Converged applications: LuxMark
One of AMD's goals for APUs going forward is to use the parallel computing power of the integrated graphics processor to assist the CPU cores where possible. Although GPU computing has taken off in specialized sectors like scientific computing and HPC, we are still in the early days of GPU computing for consumer applications. AMD has been making strides in persuading developers to use OpenCL to accelerate certain classes of applications, though, and it has supplied reviewers with a handful of programs to demonstrate the potential there.
These "accelerated" programs fall into several groups. Some of them are just video transcoders that make use of the dedicated encoding hardware built into new CPUs, features like Intel's QuickSync and AMD's HD Media Accelerator. We've recently taken a look at the hardware video encoding options on the PC, so you can read about them if you wish. However, the more interesting programs in our book don't just use dedicated custom logic; they employ real GPU computing, likely through the OpenCL API, to handle tasks previously reserved for the CPU cores.
We tried out accelerated versions of The GIMP image processor and WinZip compression in our review of Trinity's mobile variant, but the program we find most interesting to date is LuxMark, which uses OpenCL to tackle ray-traced rendering. Ray-tracing is a classic "embarrassingly parallel" application, so it's a good test case to demonstrate the potential of data-parallel compute hardware. Also, we've already incorporated LuxMark into our wider CPU suite, which includes a huge selection of chips, so we have ample context for the performance numbers it spits out.
LuxMark should do a nice job of harnessing the capabilities of new CPUs. Since OpenCL code is by nature parallelized and relies on a real-time compiler, it adapts easily to new instructions. For instance, Intel and AMD offer integrated client drivers for OpenCL on x86 processors, and they both claim to support AVX. The AMD APP driver even supports Bulldozer's distinctive instructions, FMA4 and XOP.
We'll start with CPU-only results from a broad swath of processors. These results come from the AMD APP driver for OpenCL, since it tends to be faster on both Intel and AMD CPUs, funnily enough.
Using their CPU cores alone, the new Trinity APUs are only a smidgen faster than the chip they replace, the Llano-based A8-3850. Why? One reason is that the two "Piledriver" modules in Trinity have only one shared FPU each. Each of Llano's four cores has its own dedicated FPU, so although Trinity benefits from the extra-wide vector math enabled by its support for AVX instructions, it's not much faster than Llano.
Intel's Core i3-3225 is only a dual-core processor, but it has two FPUs and can track and execute four threads via Hyper-Threading, so the architectural similarities to Trinity are closer than you might think. The Core i3's FPUs support AVX, as well, and they achieve higher throughput than Trinity's, even though they don't use the fused multiply-add instruction. (FMA support is slated for Intel's next-gen Haswell chip.)

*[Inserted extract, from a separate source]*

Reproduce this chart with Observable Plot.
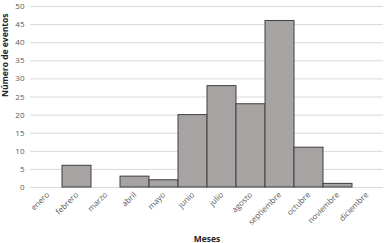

Without AVX or Hyper-Threading, the Pentium G2120 finishes dead last, well behind the A8-5600K.
Moving the workload over to the IGPs uniformly produces lower performance than the same processors achieve with only their CPU cores. The IGP in AMD's Trinity is substantially faster than Intel's HD 4000 graphics, but neither CPU's IGP can match its x86 cores.
If we invoke both the CPU cores and the IGPs at the same time, we see higher overall performance than with just one type of computing unit engaged—and the A10's combined throughput is ever so slightly higher than the Core i3-3225's. There's a hint of potential here; combined performance is roughly equal to the AMD FX-6200's, a chip with three Bulldozer modules.
To give you a better sense of the prospects for mixed-mode computing, let's have a look at a much more capable GPU, the Radeon HD 7950, when driven by the various processors we've tested.
Now that's more like it. Moving some workloads over to a fast enough GPU can really pay off. The Radeon HD 7950 achieves more than twice the throughput of the Core i7-3770K's quad CPU cores, regardless of which processor is driving it. (The 7950 is somewhat faster when combined with Intel processors, likely because of their higher single-threaded performance.)
Of course, this GPU has its own fast, dedicated memory subsystem, so we're not just adding a whole truckload of FLOPS; we're adding bandwidth in support of those FLOPS. The discrete card also has its own rather substantial power envelope. Extracting additional performance out of the beefier IGPs of the future may run up against socket limitations that a discrete card doesn't face. That's especially true for applications that map well to GPUs and IGPs, since they tend to be very bandwidth- and power-intensive.
Here's what happens when we invoke the CPU cores and the Radeon HD 7950 together. Somewhat surprisingly, performance drops for most configurations, except for the recent Intel processors that can track eight threads or more. Apparently, the lower-end CPUs would be better off spending their time just acting in support of the discrete Radeon.